Please report every line from the material that contains the word "code".
* * * *
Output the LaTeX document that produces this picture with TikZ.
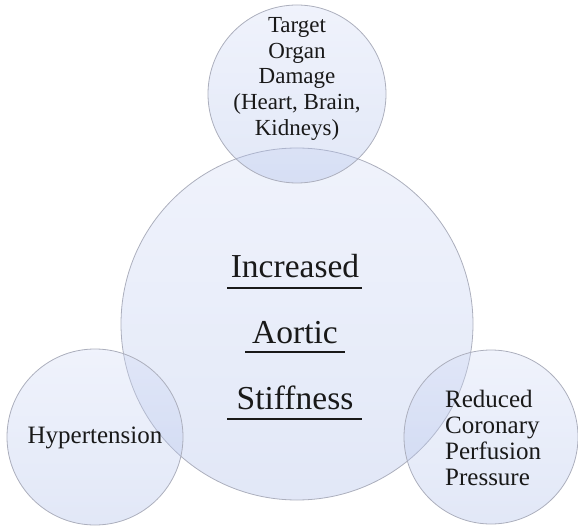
\documentclass[tikz,border=0pt]{standalone}
\usepackage{fontspec}
\setmainfont{Liberation Serif}
\begin{document}
\begin{tikzpicture}[x=1pt,y=-1pt,
  bubble/.style={circle, inner sep=0pt, outer sep=0pt, draw=edgegray, line width=0.8pt,
    top color=bubtop, bottom color=bubbot, fill opacity=0.34, draw opacity=1, text opacity=1},
  bigtxt/.style={font=\fontsize{33.5}{40}\selectfont, inner sep=0pt, anchor=base, text=black!90},
  smalltxt/.style={font=\fontsize{25}{26}\selectfont, inner sep=0pt, text=black!90},
  toptxt/.style={font=\fontsize{23}{25.8}\selectfont, inner sep=0pt, align=center, anchor=north, text=black!90},
  uline/.style={line width=2.6pt, black!90}]
\definecolor{edgegray}{HTML}{ACAFBD}
\definecolor{bubtop}{HTML}{D2DBF5}
\definecolor{bubbot}{HTML}{A9BAE8}
\useasboundingbox (0,0) rectangle (578,529);
\node[bubble, minimum size=352pt] (big) at (297,324) {};
\node[bubble, minimum size=178pt] (top) at (297,94) {};
\node[bubble, minimum size=176pt] (left) at (95,437) {};
\node[bubble, minimum size=174pt] (right) at (491,437) {};
% texts
\node[toptxt] (toptext) at (297,17) {Target\\Organ\\Damage\\(Heart, Brain,\\Kidneys)};
\node[smalltxt, anchor=base] (hyp) at (95,443) {Hypertension};
\node[smalltxt, anchor=north west, align=left] (red) at (445,390) {Reduced\\Coronary\\Perfusion\\Pressure};
\node[bigtxt] (inc) at (295,278) {Increased};
\node[bigtxt] (aor) at (295,343) {Aortic};
\node[bigtxt] (sti) at (295,409) {Stiffness};
% underlines
\coordinate (u1a) at (227,288); \coordinate (u1b) at (362,288);
\coordinate (u2a) at (245,352); \coordinate (u2b) at (345,352);
\coordinate (u3a) at (227,419); \coordinate (u3b) at (362,419);
\draw[uline] (u1a) -- (u1b);
\draw[uline] (u2a) -- (u2b);
\draw[uline] (u3a) -- (u3b);
\end{tikzpicture}
\end{document}
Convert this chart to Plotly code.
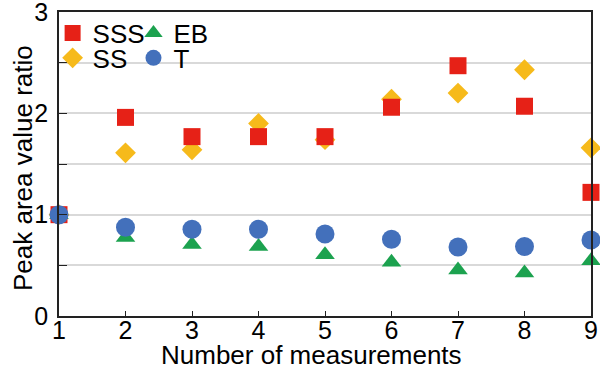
import plotly.graph_objects as go

measurements = [1, 2, 3, 4, 5, 6, 7, 8, 9]
sss = [1.00, 1.96, 1.77, 1.77, 1.77, 2.06, 2.47, 2.07, 1.22]
ss = [1.00, 1.61, 1.64, 1.90, 1.74, 2.14, 2.20, 2.43, 1.66]
eb = [1.00, 0.775, 0.705, 0.685, 0.605, 0.53, 0.455, 0.425, 0.545]
t = [1.00, 0.876, 0.856, 0.856, 0.81, 0.757, 0.68, 0.685, 0.75]

y_ticks = [0, 0.5, 1, 1.5, 2, 2.5, 3]
y_tick_text = ["0", "", "1", "", "2", "", "3"]

FONT = "Liberation Sans, Arial, sans-serif"
TXT = 26

fig = go.Figure()
# diamonds first so the squares sit on top, circles drawn last
fig.add_trace(go.Scatter(x=measurements, y=ss, mode="markers", name="SS",
                         marker=dict(symbol="diamond", size=16, color="#F6BA1B"),
                         legend="legend3", cliponaxis=False))
fig.add_trace(go.Scatter(x=measurements, y=sss, mode="markers", name="SSS",
                         marker=dict(symbol="square", size=17, color="#E62117"),
                         legend="legend", cliponaxis=False))
fig.add_trace(go.Scatter(x=measurements, y=eb, mode="markers", name="EB",
                         marker=dict(symbol="triangle-up", size=17, color="#1CA24F"),
                         legend="legend2", cliponaxis=False))
fig.add_trace(go.Scatter(x=measurements, y=t, mode="markers", name="T",
                         marker=dict(symbol="circle", size=19, color="#4370BB"),
                         legend="legend4", cliponaxis=False))

legend_style = dict(font=dict(family=FONT, size=TXT, color="black"),
                    bgcolor="rgba(0,0,0,0)", itemwidth=30,
                    yanchor="middle", xanchor="left")
col1, col2 = -0.012, 0.140
row1, row2 = 0.931, 0.849

fig.update_layout(
    width=600, height=376,
    showlegend=True,
    margin=dict(l=59, r=9, t=12, b=60, autoexpand=False),
    paper_bgcolor="white", plot_bgcolor="white",
    font=dict(family=FONT, size=TXT, color="black"),
    legend=dict(x=col1, y=row1, **legend_style),
    legend2=dict(x=col2, y=row1, **legend_style),
    legend3=dict(x=col1, y=row2, **legend_style),
    legend4=dict(x=col2, y=row2, **legend_style),
    xaxis=dict(
        range=[1, 9], tickvals=measurements, ticks="inside", ticklen=5,
        tickcolor="#222", showline=True, linecolor="#222", linewidth=1.5,
        mirror=True, showgrid=False, zeroline=False, automargin=False,
        tickfont=dict(size=25), ticklabelstandoff=-9,
        ticklabeloverflow="allow",
    ),
    yaxis=dict(
        range=[0, 3], tickvals=y_ticks, ticktext=y_tick_text,
        ticks="inside", ticklen=8, tickcolor="#222",
        showline=True, linecolor="#222", linewidth=1.5, mirror=True,
        showgrid=True, gridcolor="#D9D9D9", gridwidth=1.5, zeroline=False,
        automargin=False, tickfont=dict(size=25), ticklabelstandoff=4,
        ticklabeloverflow="allow",
    ),
    annotations=[
        dict(text="Number of measurements", xref="paper", yref="paper",
             x=(311 - 59) / 532, y=-(355 - 316) / 304,
             xanchor="center", yanchor="middle", showarrow=False,
             font=dict(size=TXT)),
        dict(text="Peak area value ratio", xref="paper", yref="paper",
             x=-(59 - 23) / 532, y=(316 - 168) / 304, textangle=-90,
             xanchor="center", yanchor="middle", showarrow=False,
             font=dict(size=TXT)),
    ],
)

fig.write_html("out.html")
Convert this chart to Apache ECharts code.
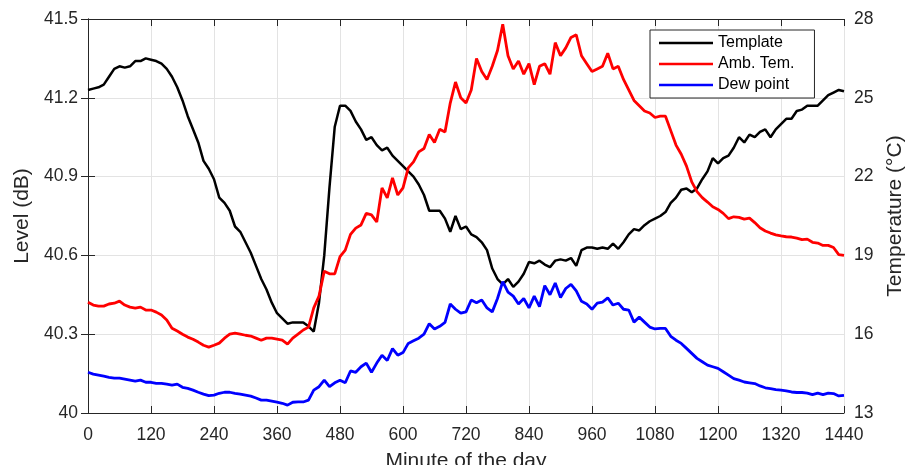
<!DOCTYPE html>
<html>
<head>
<meta charset="utf-8">
<script src="https://cdn.jsdelivr.net/npm/echarts@6/dist/echarts.min.js"></script>
<style>
  html, body { margin: 0; padding: 0; background: #fff; }
  #chart { width: 907px; height: 465px; }
</style>
</head>
<body>
<div id="chart"></div>
<script>
// Sampling grid: one reading every 10 minutes over the day
const minutes = Array.from({ length: 145 }, (_, i) => i * 10);

// Template level (dB), left axis
const template = [
  41.23, 41.235, 41.24, 41.25, 41.28, 41.31, 41.32, 41.315, 41.32, 41.34,
  41.34, 41.35, 41.345, 41.34, 41.33, 41.31, 41.28, 41.24, 41.19, 41.13,
  41.08, 41.03, 40.96, 40.93, 40.89, 40.82, 40.80, 40.77, 40.71, 40.69,
  40.65, 40.61, 40.56, 40.51, 40.47, 40.42, 40.38, 40.36, 40.34, 40.345,
  40.345, 40.345, 40.33, 40.31, 40.42, 40.60, 40.86, 41.09, 41.17, 41.17,
  41.15, 41.11, 41.08, 41.04, 41.05, 41.02, 41.00, 41.01, 40.98, 40.96,
  40.94, 40.92, 40.90, 40.87, 40.83, 40.77, 40.77, 40.77, 40.74, 40.69,
  40.75, 40.70, 40.71, 40.68, 40.67, 40.65, 40.62, 40.55, 40.51, 40.49,
  40.51, 40.48, 40.50, 40.53, 40.575, 40.57, 40.58, 40.565, 40.555, 40.58,
  40.585, 40.58, 40.59, 40.56, 40.62, 40.63, 40.63, 40.625, 40.63, 40.625,
  40.645, 40.625, 40.65, 40.68, 40.70, 40.695, 40.715, 40.73, 40.74, 40.75,
  40.765, 40.80, 40.82, 40.85, 40.855, 40.84, 40.855, 40.89, 40.92, 40.97,
  40.95, 40.97, 40.98, 41.01, 41.05, 41.03, 41.06, 41.05, 41.07, 41.08,
  41.05, 41.08, 41.10, 41.12, 41.12, 41.15, 41.155, 41.17, 41.17, 41.17,
  41.19, 41.21, 41.22, 41.23, 41.225
];

// Ambient temperature (°C), right axis
const ambTemp = [
  17.22, 17.11, 17.07, 17.07, 17.15, 17.18, 17.26, 17.11, 17.03, 16.99,
  17.03, 16.92, 16.92, 16.84, 16.73, 16.54, 16.23, 16.12, 16.00, 15.89,
  15.81, 15.70, 15.58, 15.51, 15.58, 15.66, 15.85, 16.00, 16.04, 16.00,
  15.96, 15.93, 15.85, 15.77, 15.85, 15.85, 15.81, 15.77, 15.62, 15.85,
  16.00, 16.16, 16.27, 17.00, 17.45, 18.40, 18.30, 18.30, 18.95, 19.20,
  19.80, 20.04, 20.16, 20.60, 20.54, 20.27, 21.57, 21.19, 21.95, 21.30,
  21.57, 22.33, 22.56, 22.94, 23.07, 23.60, 23.30, 23.80, 23.70, 24.80,
  25.60, 25.00, 24.80, 25.30, 26.50, 26.00, 25.70, 26.20, 26.80, 27.80,
  26.60, 26.10, 26.40, 25.90, 26.30, 25.50, 26.20, 26.30, 25.90, 27.10,
  26.60, 26.90, 27.30, 27.40, 26.60, 26.30, 26.00, 26.10, 26.20, 26.70,
  26.10, 26.20, 25.70, 25.30, 24.90, 24.70, 24.50, 24.42, 24.25, 24.30,
  24.30, 23.75, 23.20, 22.85, 22.40, 21.80, 21.43, 21.20, 21.03, 20.85,
  20.75, 20.60, 20.40, 20.47, 20.45, 20.38, 20.42, 20.25, 20.05, 19.93,
  19.85, 19.78, 19.74, 19.71, 19.70, 19.66, 19.60, 19.62, 19.50, 19.47,
  19.38, 19.38, 19.30, 19.03, 19.00
];

// Dew point (°C), right axis
const dewPoint = [
  14.55, 14.48, 14.44, 14.40, 14.36, 14.33, 14.33, 14.29, 14.25, 14.21,
  14.25, 14.17, 14.17, 14.13, 14.13, 14.10, 14.06, 14.10, 13.98, 13.94,
  13.87, 13.79, 13.72, 13.66, 13.68, 13.75, 13.79, 13.79, 13.75, 13.72,
  13.68, 13.64, 13.57, 13.49, 13.49, 13.45, 13.41, 13.37, 13.30, 13.41,
  13.42, 13.42, 13.49, 13.87, 14.00, 14.25, 14.00, 14.15, 14.25, 14.15,
  14.60, 14.55, 14.76, 14.90, 14.55, 14.90, 15.20, 15.00, 15.45, 15.20,
  15.30, 15.65, 15.75, 15.85, 16.00, 16.40, 16.20, 16.30, 16.45, 17.15,
  16.95, 16.80, 16.85, 17.30, 17.20, 17.30, 17.00, 16.85, 17.36, 18.00,
  17.60, 17.45, 17.15, 17.36, 17.00, 17.45, 17.05, 17.85, 17.50, 17.95,
  17.40, 17.74, 17.90, 17.65, 17.25, 17.15, 16.95, 17.18, 17.22, 17.38,
  17.11, 17.18, 16.95, 16.92, 16.46, 16.65, 16.46, 16.27, 16.20, 16.22,
  16.22, 15.92, 15.77, 15.65, 15.46, 15.27, 15.08, 14.95, 14.82, 14.76,
  14.70, 14.57, 14.44, 14.31, 14.25, 14.18, 14.15, 14.12, 14.03, 13.96,
  13.93, 13.89, 13.87, 13.84, 13.80, 13.78, 13.78, 13.76, 13.70, 13.76,
  13.70, 13.76, 13.74, 13.65, 13.67
];

const seriesNames = ['Template', 'Amb. Tem.', 'Dew point'];

const FONT = 'Liberation Sans, Arial, Helvetica, sans-serif';
const INK = '#262626';
const GRID = '#e3e3e3';
// Plain horizontal stroke used as the legend key
const LINE_KEY = 'path://M0,0H54V2.6H0Z';

const pairs = (vals) => minutes.map((m, i) => [m, vals[i]]);

const chart = echarts.init(document.getElementById('chart'), null, { renderer: 'canvas' });

const xCommon = {
  type: 'value', min: 0, max: 1440, interval: 120,
  axisLine: { show: true, lineStyle: { color: INK, width: 1 } },
  axisTick: { show: true, inside: true, length: 7, lineStyle: { color: INK } },
};

chart.setOption({
  animation: false,
  backgroundColor: '#fff',
  textStyle: { fontFamily: FONT },
  grid: { left: 88, right: 63, top: 19, bottom: 52, containLabel: false, outerBoundsMode: 'none' },
  legend: {
    orient: 'vertical',
    left: 650, top: 30,
    backgroundColor: '#fff',
    borderColor: INK, borderWidth: 1, borderRadius: 0,
    padding: [5, 20, 5, 9],
    itemWidth: 54, itemHeight: 16, itemGap: 5,
    symbolKeepAspect: true,
    textStyle: { fontFamily: FONT, fontSize: 16, color: '#000' },
    data: seriesNames.map((n) => ({ name: n, icon: LINE_KEY }))
  },
  xAxis: [
    Object.assign({}, xCommon, {
      position: 'bottom',
      name: 'Minute of the day', nameLocation: 'middle', nameGap: 38,
      nameTextStyle: { fontFamily: FONT, fontSize: 21, color: INK },
      axisLabel: {
        show: true, margin: 13, fontFamily: FONT, fontSize: 17.5, color: INK,
        formatter: (v) => String(v)
      },
      splitLine: { show: true, lineStyle: { color: GRID, width: 1 } }
    }),
    Object.assign({}, xCommon, {
      position: 'top',
      axisLabel: { show: false },
      splitLine: { show: false }
    })
  ],
  yAxis: [
    {
      type: 'value', position: 'left', min: 40, max: 41.5, interval: 0.3,
      name: 'Level (dB)', nameLocation: 'middle', nameGap: 52, nameRotate: 90,
      nameTextStyle: { fontFamily: FONT, fontSize: 21, color: INK },
      axisLine: { show: true, lineStyle: { color: INK } },
      axisTick: { show: true, inside: true, length: 7, lineStyle: { color: INK } },
      axisLabel: {
        margin: 10, fontFamily: FONT, fontSize: 17.5, color: INK,
        formatter: (v) => String(Math.round(v * 10) / 10)
      },
      splitLine: { show: true, lineStyle: { color: GRID, width: 1 } }
    },
    {
      type: 'value', position: 'right', min: 13, max: 28, interval: 3,
      name: 'Temperature (°C)', nameLocation: 'middle', nameGap: 40, nameRotate: 90,
      nameTextStyle: { fontFamily: FONT, fontSize: 21, color: INK },
      axisLine: { show: true, lineStyle: { color: INK } },
      axisTick: { show: true, inside: true, length: 7, lineStyle: { color: INK } },
      axisLabel: { margin: 10, fontFamily: FONT, fontSize: 17.5, color: INK },
      splitLine: { show: false }
    }
  ],
  series: [
    {
      name: seriesNames[0], type: 'line', xAxisIndex: 0, yAxisIndex: 0,
      data: pairs(template), symbol: 'none', smooth: false,
      lineStyle: { color: '#000000', width: 2.5 }, itemStyle: { color: '#000000' }
    },
    {
      name: seriesNames[1], type: 'line', xAxisIndex: 0, yAxisIndex: 1,
      data: pairs(ambTemp), symbol: 'none', smooth: false,
      lineStyle: { color: '#ff0000', width: 2.8 }, itemStyle: { color: '#ff0000' }
    },
    {
      name: seriesNames[2], type: 'line', xAxisIndex: 0, yAxisIndex: 1,
      data: pairs(dewPoint), symbol: 'none', smooth: false,
      lineStyle: { color: '#0000ff', width: 2.8 }, itemStyle: { color: '#0000ff' }
    }
  ]
});
</script>
</body>
</html>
* * * *
_Complete output:_
Convert this chart to Plotly code.
Convert this chart to Apache ECharts code.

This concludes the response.